House of Dracula (1945)
The genre dies a second death here, we’re getting near the end of classic Universal horror. This one concerns a certain doctor whom all the Universal Horror monsters visit in order to be cured of their maladies. First John Carradine shows up as Dracula, then Lon Chaney as the Wolfman arrives. The doctor has a pretty hunchbacked nurse—that should give us some indication of the trouble to arrive! Only MAD doctors have hunchbacked assistants! When the Wolfman turns and escapes, the doctor follows him to a cave…where they uncover the body of Frankenstein (Glenn Strange)! The doctor is tempted to revive the monster, but is convinced it would be evil. Meanwhile he appears to have cured the Wolfman. He is in the process of curing Dracula of vampirism with a transfusion…but the latter turns the tables and puts his own blood into the doctor.
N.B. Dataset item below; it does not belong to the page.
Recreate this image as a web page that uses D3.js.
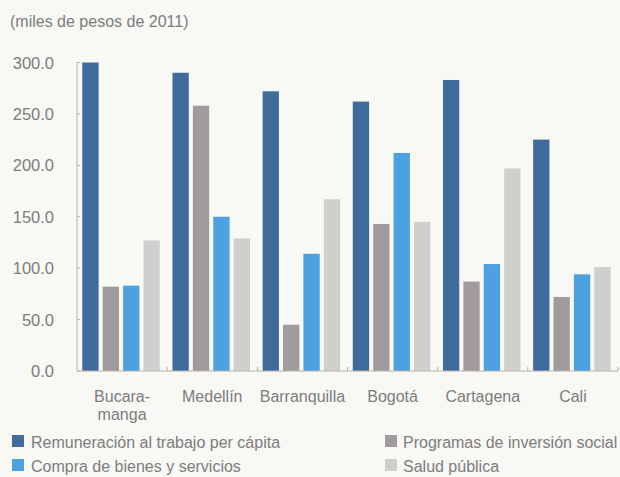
<!DOCTYPE html>
<html>
<head>
<meta charset="utf-8">
<script src="https://cdn.jsdelivr.net/npm/d3@7"></script>
<style>
  html, body { margin: 0; padding: 0; background: #f8f8f4; }
  svg { display: block; }
  text { font-family: "Liberation Sans", Arial, sans-serif; fill: #7d7d7d; }
</style>
</head>
<body>
<svg id="chart" width="620" height="477"></svg>
<script>
const categories = ["Bucaramanga", "Medellín", "Barranquilla", "Bogotá", "Cartagena", "Cali"];
const categoryLabels = [["Bucara-", "manga"], ["Medellín"], ["Barranquilla"], ["Bogotá"], ["Cartagena"], ["Cali"]];
const seriesNames = ["Remuneración al trabajo per cápita", "Programas de inversión social", "Compra de bienes y servicios", "Salud pública"];
const remuneracion = [300, 290, 272, 262, 283, 225];
const programas = [82, 258, 45, 143, 87, 72];
const compra = [83, 150, 114, 212, 104, 94];
const salud = [127, 129, 167, 145, 197, 101];
const yTicks = [0, 50, 100, 150, 200, 250, 300];
const colors = ["#406c9c", "#a09c9d", "#4da1e0", "#d0cfcd"];
const title = "(miles de pesos de 2011)";

const seriesValues = [remuneracion, programas, compra, salud];

const svg = d3.select("#chart");

const x0 = d3.scaleBand().domain(categories).range([77, 618]).paddingInner(0).paddingOuter(0);
const x1 = d3.scaleBand().domain(seriesNames).range([3.25, 84.85]).paddingInner(0.2).paddingOuter(0.1);
const y = d3.scaleLinear().domain([0, 300]).range([371, 62.5]);

// title
svg.append("text").attr("x", 10).attr("y", 27).attr("font-size", 16).text(title);

// y tick labels
svg.selectAll(".ylab").data(yTicks).enter().append("text")
  .attr("x", 54).attr("y", d => y(d) + 6)
  .attr("text-anchor", "end").attr("font-size", 16.5)
  .text(d => d3.format(".1f")(d));

// bars
const groups = svg.selectAll(".grp").data(categories).enter().append("g")
  .attr("transform", d => `translate(${x0(d)},0)`);
groups.selectAll("rect").data((c, i) => seriesNames.map((s, j) => ({s, j, v: seriesValues[j][i]})))
  .enter().append("rect")
  .attr("x", d => x1(d.s)).attr("width", x1.bandwidth())
  .attr("y", d => y(d.v)).attr("height", d => y(0) - y(d.v))
  .attr("fill", d => colors[d.j]);

// axes
const axisColor = "#b9b2a4";
svg.append("line").attr("x1", 77).attr("x2", 77).attr("y1", y(300)).attr("y2", y(0))
  .attr("stroke", axisColor).attr("stroke-width", 1);
svg.selectAll(".ytick").data(yTicks).enter().append("line")
  .attr("x1", 77).attr("x2", 80).attr("y1", d => y(d)).attr("y2", d => y(d))
  .attr("stroke", axisColor);
svg.append("line").attr("x1", 77).attr("x2", 618).attr("y1", y(0)).attr("y2", y(0))
  .attr("stroke", axisColor).attr("stroke-width", 1.2);
svg.selectAll(".xtick").data(categories).enter().append("line")
  .attr("x1", d => x0(d) + x0.bandwidth()).attr("x2", d => x0(d) + x0.bandwidth())
  .attr("y1", y(0)).attr("y2", y(0) - 4)
  .attr("stroke", axisColor);

// x labels
categories.forEach((c, i) => {
  const cx = x0(c) + x0.bandwidth() / 2;
  const t = svg.append("text").attr("text-anchor", "middle").attr("font-size", 16)
    .attr("x", cx).attr("y", 402);
  categoryLabels[i].forEach((line, k) => {
    t.append("tspan").attr("x", cx).attr("dy", k === 0 ? 0 : 18).text(line);
  });
});

// legend
const legendPos = [[12, 448, 31], [385, 448, 403], [12, 472, 31], [385, 472, 403]];
seriesNames.forEach((s, j) => {
  const [lx, ly, tx] = legendPos[j];
  svg.append("rect").attr("x", lx).attr("y", ly - 13).attr("width", 12).attr("height", 12).attr("fill", colors[j]);
  svg.append("text").attr("x", tx).attr("y", ly).attr("font-size", 16).text(s);
});
</script>
</body>
</html>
Later there is a struggle, and Dracula is exposed to sunlight and dies. Unfortunately now the doctor turns into a vampire. Now that he is evil, he instantly revives the Frankenstein Monster. Mayhem, and an all-consuming fire, ensue.
She-Wolf of London (1946)
Despite the racy title, this is one of the dullest of the bunch, a soporific women’s picture not unlike Dracula’s Daughter. Here the heroine (June Lockhart) merely FEARS that she is a werewolf, because of a rash of recent murders and “the Curse of the Allenbys”. The film is redeemed as an experience solely by the atmospheric presence of gaslights and hansom cabs, but lots of GOOD horror movies have those.
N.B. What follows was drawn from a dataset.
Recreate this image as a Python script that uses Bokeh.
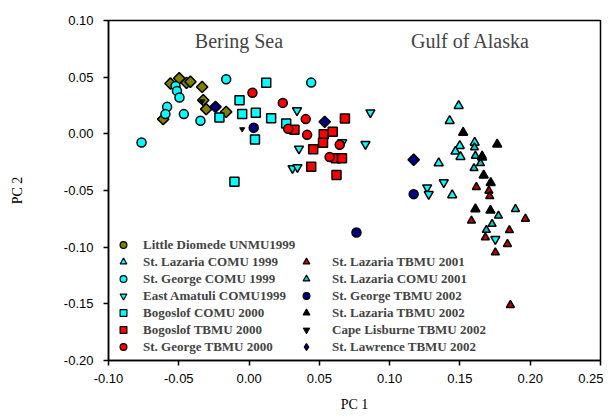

Abbot and Costello meet Frankenstein (1948)
This is the last Universal film to use the original classic horror monsters, and their original actors (or, heh, their original replacements): Dracula and the Wolf Man (Bela Lugosi and Lon Chaney) and in the film’s closing gag, the Invisible Man (Vincent Price). Bud Abbott and Lou Costello are baggage handlers who have to deliver two crates to an amusement park House of Horrors. The crates turn out to contain Dracula and Frankenstein (Glenn Strange). The Wolf Man shows up to try to warn everybody. Costello’s girlfriend is a female mad scientist who wants to transplant his brain into the monsters. Several, tedious, endless scenes with Costello seeing the monsters, being scared, and trying to tell a disbelieving Abbott. Finally Abbott does believe him—when he gets abducted and he rescues him in the end. There is one inspired scene—a Halloween party, making for amusing confusion between real and costumed monsters. But most of it is pretty irritating.